In this post I’ve simply outlined the philosophical division that I believe underlies the “Two Americas” and our sense of looming cultural conflict. My intention is to dissect this further in upcoming posts — many questions suggest themselves. Are these views of liberal society truly mutually exclusive? If so, is there a strong argument for how one position better protects liberty and freedom better than the other?
And if we are to revitalize liberal political thought in this country, do we follow one vision or the other? Or do we need the mythical “third way” which might allow us to heal the polarization and appeal to individuals of both stripes?
(1) Within this and following posts, the term “liberal society” and “liberal democracy” is meant to indicate the generic commitment to individual rights, self-government, and liberty found in societies that have given up (or rebelled against) absolutist forms of government.
(2) This distinction, between autonomy and diversity, is a deep one in the political philosophy of liberalism, and did not originate with me by any means. I’m simply exploring its history and ramifications in these posts.

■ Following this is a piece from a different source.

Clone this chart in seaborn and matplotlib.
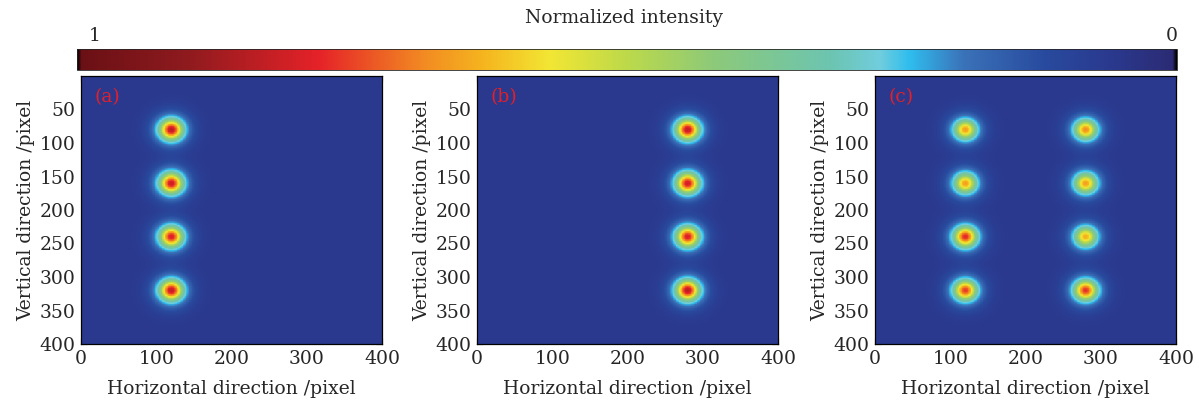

(3) In situations where I mean to refer to the modern U.S. notion of “liberals” and “conservatives,” both of which are really flavors of traditional “liberal” thought, I do so in double quotation marks. Perhaps in a future post I’ll take up the differences between modern U.S. and classical definitions of “liberal” and “conservative,” and how these relate to modern “libertarians” who purport to be the successors of traditional 19th centural liberalism.